* _Task_: Copy each line of the data below with the word "this".

* _Recorded information_:
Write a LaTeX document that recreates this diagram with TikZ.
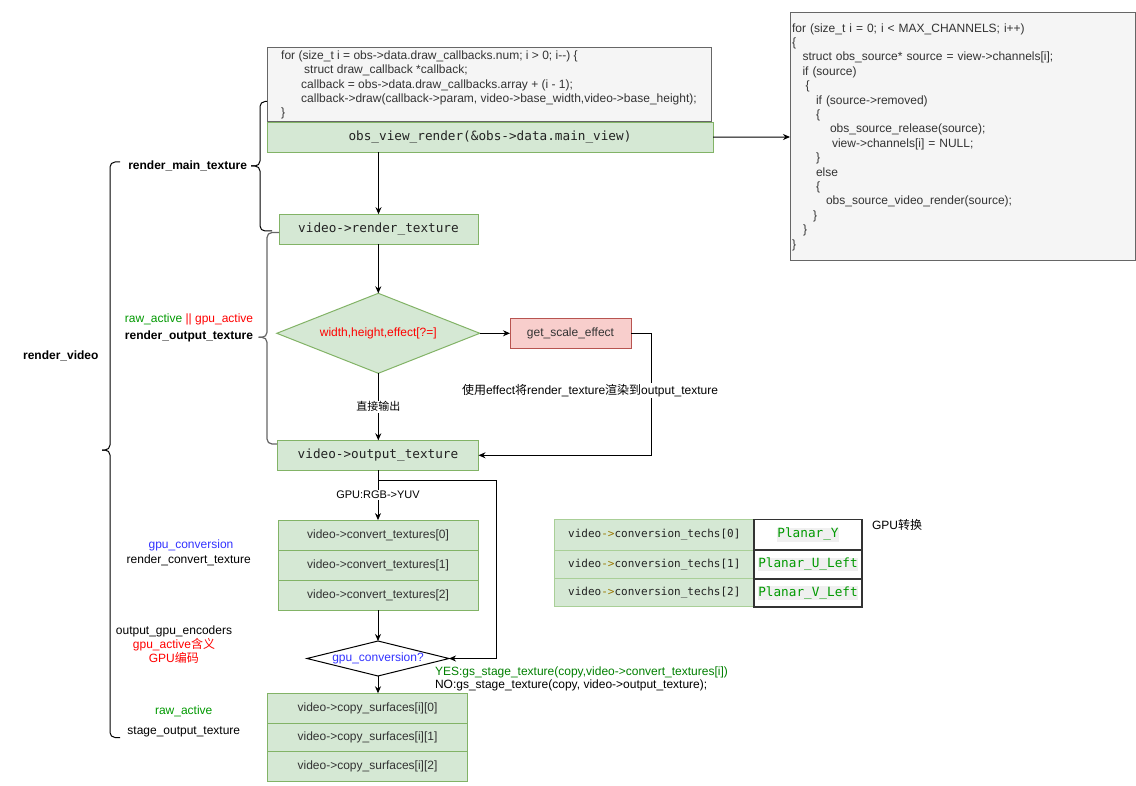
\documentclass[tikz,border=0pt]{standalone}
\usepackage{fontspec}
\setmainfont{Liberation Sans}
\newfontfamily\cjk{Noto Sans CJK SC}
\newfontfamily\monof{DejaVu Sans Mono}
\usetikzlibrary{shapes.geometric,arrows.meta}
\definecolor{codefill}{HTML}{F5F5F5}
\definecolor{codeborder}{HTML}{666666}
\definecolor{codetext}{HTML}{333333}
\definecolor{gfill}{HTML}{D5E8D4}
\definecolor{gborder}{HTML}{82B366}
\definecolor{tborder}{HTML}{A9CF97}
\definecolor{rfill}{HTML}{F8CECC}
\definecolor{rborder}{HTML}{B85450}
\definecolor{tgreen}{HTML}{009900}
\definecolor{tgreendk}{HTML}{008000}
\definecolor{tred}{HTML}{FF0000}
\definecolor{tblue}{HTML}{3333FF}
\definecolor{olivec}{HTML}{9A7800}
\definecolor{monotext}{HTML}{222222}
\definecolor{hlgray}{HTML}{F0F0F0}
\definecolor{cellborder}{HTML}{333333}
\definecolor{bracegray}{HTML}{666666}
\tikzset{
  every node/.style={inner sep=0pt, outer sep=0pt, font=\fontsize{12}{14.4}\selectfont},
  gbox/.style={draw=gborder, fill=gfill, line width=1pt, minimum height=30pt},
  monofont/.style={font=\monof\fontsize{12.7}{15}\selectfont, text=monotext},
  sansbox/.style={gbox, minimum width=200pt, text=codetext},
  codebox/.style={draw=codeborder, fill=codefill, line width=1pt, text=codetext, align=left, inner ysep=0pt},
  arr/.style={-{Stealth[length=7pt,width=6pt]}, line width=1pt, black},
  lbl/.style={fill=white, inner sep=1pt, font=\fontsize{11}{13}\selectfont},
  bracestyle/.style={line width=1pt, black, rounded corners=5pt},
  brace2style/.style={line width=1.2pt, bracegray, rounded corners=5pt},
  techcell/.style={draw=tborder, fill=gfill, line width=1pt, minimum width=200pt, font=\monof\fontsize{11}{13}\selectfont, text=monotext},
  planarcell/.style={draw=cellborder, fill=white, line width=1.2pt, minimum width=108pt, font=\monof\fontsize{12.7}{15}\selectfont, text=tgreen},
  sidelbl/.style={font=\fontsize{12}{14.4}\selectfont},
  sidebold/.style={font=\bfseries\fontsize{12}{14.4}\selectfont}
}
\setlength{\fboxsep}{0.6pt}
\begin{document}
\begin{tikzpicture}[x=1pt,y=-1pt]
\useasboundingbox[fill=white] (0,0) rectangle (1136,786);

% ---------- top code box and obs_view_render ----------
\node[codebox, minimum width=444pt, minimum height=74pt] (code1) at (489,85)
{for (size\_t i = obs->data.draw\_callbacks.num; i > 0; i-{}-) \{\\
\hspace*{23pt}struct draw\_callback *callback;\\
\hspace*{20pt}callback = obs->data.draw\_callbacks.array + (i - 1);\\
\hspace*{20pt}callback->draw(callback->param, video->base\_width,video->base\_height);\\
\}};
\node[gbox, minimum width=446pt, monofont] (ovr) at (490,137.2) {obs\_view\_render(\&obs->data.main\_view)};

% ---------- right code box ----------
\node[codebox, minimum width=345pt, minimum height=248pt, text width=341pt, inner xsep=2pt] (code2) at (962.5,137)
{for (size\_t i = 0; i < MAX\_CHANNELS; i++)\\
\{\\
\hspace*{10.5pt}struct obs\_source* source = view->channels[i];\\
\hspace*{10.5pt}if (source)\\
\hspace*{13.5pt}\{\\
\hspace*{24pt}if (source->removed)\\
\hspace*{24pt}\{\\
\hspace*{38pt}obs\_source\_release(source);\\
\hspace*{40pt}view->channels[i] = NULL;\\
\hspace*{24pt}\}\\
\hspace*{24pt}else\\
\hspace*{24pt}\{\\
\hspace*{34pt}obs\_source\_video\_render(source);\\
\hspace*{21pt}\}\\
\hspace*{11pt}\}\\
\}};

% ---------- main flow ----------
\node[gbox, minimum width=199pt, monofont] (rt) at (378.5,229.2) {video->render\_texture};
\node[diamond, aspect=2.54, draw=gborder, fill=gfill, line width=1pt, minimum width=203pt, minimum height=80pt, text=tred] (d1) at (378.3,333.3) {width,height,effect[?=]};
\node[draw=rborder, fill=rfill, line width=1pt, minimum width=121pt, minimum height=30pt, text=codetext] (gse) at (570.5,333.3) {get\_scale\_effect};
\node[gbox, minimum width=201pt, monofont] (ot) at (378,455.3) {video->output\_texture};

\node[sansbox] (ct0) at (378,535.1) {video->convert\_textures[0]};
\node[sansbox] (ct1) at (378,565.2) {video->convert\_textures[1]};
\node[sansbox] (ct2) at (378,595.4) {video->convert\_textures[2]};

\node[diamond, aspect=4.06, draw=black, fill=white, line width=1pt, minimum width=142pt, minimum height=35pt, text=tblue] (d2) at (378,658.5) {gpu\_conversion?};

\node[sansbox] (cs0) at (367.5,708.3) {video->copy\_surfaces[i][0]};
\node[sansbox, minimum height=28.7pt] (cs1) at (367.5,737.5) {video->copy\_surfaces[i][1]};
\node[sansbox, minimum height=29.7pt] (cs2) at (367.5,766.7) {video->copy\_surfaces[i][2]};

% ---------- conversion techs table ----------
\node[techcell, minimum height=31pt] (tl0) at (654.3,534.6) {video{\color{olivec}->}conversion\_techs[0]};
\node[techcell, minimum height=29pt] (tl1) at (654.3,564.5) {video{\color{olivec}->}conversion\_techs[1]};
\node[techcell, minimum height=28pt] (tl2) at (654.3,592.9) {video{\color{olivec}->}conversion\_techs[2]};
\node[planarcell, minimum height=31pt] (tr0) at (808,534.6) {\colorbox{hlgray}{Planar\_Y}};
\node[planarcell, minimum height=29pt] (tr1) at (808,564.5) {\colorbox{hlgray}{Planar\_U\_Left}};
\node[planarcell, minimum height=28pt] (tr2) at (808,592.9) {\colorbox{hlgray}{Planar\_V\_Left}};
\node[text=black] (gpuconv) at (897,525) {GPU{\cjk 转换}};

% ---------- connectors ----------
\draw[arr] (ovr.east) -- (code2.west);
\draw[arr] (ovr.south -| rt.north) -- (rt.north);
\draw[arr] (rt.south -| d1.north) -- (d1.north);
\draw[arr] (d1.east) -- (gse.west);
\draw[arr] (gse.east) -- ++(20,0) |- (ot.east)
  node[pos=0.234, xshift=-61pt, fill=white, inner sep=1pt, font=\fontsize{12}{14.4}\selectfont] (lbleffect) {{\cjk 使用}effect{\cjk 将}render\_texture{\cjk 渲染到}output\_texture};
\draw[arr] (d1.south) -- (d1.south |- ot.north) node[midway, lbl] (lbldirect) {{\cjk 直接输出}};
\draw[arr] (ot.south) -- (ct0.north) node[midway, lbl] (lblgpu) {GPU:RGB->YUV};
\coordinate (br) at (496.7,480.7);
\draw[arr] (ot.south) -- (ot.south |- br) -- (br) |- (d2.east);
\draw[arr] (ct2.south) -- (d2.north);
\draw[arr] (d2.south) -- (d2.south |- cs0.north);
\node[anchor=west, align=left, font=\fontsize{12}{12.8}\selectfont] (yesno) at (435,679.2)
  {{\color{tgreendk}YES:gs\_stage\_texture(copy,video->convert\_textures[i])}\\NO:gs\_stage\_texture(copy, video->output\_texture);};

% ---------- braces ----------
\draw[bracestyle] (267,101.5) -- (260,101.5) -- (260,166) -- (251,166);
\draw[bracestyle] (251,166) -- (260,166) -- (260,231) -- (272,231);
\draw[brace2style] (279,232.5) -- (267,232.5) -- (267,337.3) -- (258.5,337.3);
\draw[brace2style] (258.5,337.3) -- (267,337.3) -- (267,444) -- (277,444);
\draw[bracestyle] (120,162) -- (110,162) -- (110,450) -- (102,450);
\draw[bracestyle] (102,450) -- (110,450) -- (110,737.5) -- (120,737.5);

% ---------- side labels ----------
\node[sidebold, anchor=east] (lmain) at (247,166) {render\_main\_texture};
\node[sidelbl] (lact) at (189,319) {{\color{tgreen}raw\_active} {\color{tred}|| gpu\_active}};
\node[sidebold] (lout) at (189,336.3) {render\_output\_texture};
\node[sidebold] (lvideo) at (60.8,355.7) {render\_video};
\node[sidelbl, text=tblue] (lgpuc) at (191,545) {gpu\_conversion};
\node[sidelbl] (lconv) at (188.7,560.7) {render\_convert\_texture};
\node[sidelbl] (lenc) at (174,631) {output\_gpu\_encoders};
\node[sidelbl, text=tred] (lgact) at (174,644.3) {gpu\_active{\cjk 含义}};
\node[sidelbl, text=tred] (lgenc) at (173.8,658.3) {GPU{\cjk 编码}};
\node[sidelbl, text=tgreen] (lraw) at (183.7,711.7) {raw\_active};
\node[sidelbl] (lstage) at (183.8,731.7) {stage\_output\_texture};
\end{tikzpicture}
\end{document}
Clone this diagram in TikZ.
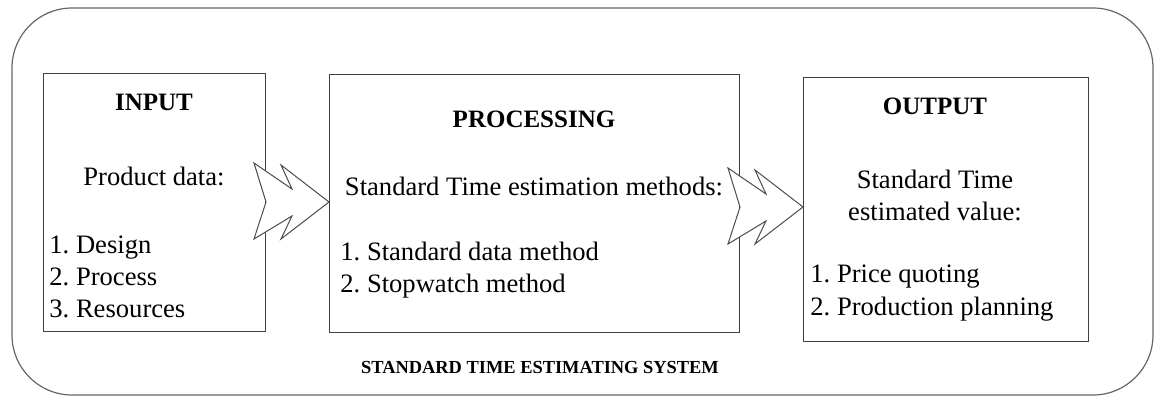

* _Expected answer_:
Write a LaTeX document that recreates this diagram with TikZ.
Clone this diagram in TikZ.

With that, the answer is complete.